Provided material ::
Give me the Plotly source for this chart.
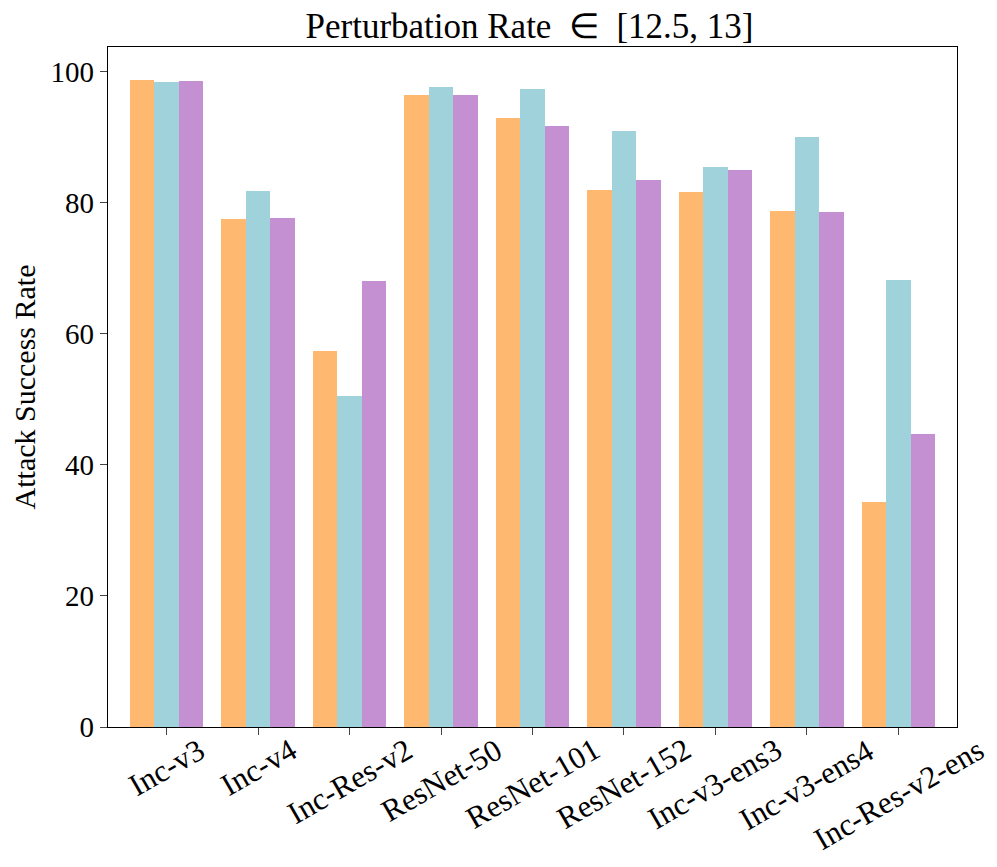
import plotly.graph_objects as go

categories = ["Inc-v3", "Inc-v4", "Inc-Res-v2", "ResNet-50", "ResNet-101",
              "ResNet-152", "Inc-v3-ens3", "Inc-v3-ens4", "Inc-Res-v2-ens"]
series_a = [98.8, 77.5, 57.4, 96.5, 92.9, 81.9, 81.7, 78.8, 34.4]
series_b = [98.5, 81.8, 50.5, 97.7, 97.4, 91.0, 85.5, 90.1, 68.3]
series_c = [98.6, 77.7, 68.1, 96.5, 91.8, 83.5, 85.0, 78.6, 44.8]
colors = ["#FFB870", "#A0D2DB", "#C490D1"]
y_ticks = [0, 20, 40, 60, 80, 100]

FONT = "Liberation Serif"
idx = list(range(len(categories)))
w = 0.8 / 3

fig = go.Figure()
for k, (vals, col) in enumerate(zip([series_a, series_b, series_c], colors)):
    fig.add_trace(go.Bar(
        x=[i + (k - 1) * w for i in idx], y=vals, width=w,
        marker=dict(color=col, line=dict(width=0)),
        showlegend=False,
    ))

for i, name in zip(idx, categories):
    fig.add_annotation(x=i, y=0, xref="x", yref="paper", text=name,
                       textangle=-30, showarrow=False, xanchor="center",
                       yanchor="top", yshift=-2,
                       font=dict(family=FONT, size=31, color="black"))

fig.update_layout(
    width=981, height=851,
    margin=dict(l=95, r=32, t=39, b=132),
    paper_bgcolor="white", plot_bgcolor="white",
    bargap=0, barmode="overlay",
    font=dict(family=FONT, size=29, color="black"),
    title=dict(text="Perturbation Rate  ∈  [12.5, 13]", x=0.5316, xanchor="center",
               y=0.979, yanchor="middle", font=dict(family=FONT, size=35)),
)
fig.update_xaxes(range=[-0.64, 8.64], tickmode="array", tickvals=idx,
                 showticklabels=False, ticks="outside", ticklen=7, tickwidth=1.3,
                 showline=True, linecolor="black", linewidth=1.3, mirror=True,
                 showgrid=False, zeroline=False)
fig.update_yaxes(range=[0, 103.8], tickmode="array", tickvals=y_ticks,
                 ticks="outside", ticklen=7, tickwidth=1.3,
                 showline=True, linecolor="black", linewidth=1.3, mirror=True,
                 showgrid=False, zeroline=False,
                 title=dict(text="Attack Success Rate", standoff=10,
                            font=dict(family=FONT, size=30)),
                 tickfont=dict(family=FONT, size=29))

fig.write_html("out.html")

Exercise prompt :: Exactly as they appear, print the lines of the listing above from its first line through the line that contains "import plotly.graph_objects as go", minus the pictures.

Result of the task ::
Give me the Plotly source for this chart.
import plotly.graph_objects as go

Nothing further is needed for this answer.